Shawn Edwards, chief technology officer of the New York supplier of trading terminals and market information, said Wednesday that the company began to use Tesla cards from Nvidia to calculate prices on 1.3 million bonds each night as part of its pricing of asset-backed securities.

Bloomberg, he said, had been using 800 "x86-type core" processors in a modeling approach that put each bond through three different future event scenarios and 32 different potential “interest rate paths” that might follow. A new modeling tack that would run bonds through 19 scenarios and 256 paths each was likely to require 8,000 such processors.

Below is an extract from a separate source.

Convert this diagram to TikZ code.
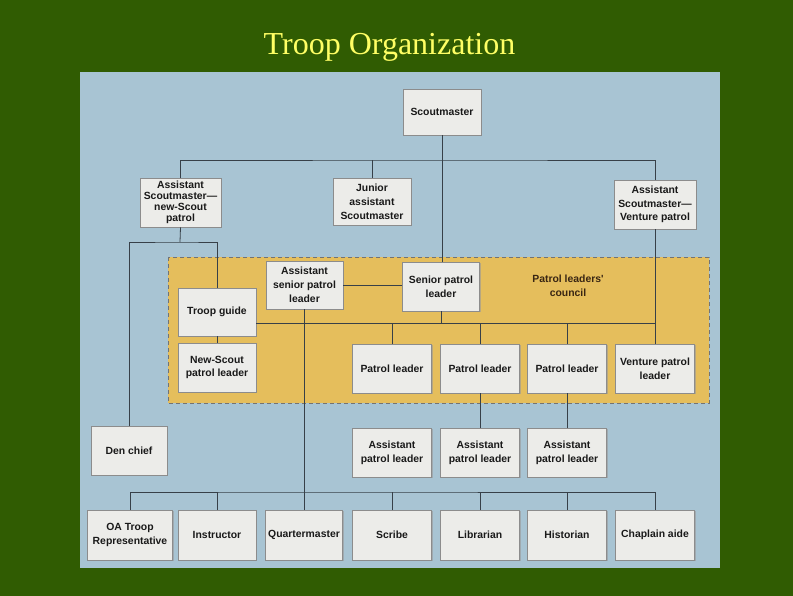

Instead, Bloomberg employed 48 Tesla cards, each of which can execute close to a trillion calculations a second.

Each card is sized to fit inside a personal computer. Nvidia’s graphics processors have been used to power machines used by advanced video games and game players.

The use of the graphics cards meant Bloomberg could install the equivalent of 96 new blade servers, instead of 1,000. That cut expected power consumption by two-thirds and overall space needs by 75 percent.

The switchout saved nothing in the portion of the process where Bloomberg gathers the data that gets fed into the pricing engine. The speed-up, Edwards said, comes from increasing the speed of the 90% of the process, where cash flow that can be expected to be generated by the bonds is calculated.

The injection of graphical processing units into the calculations, which Bloomberg has not discussed before now, took place in March 2008, Edwards said.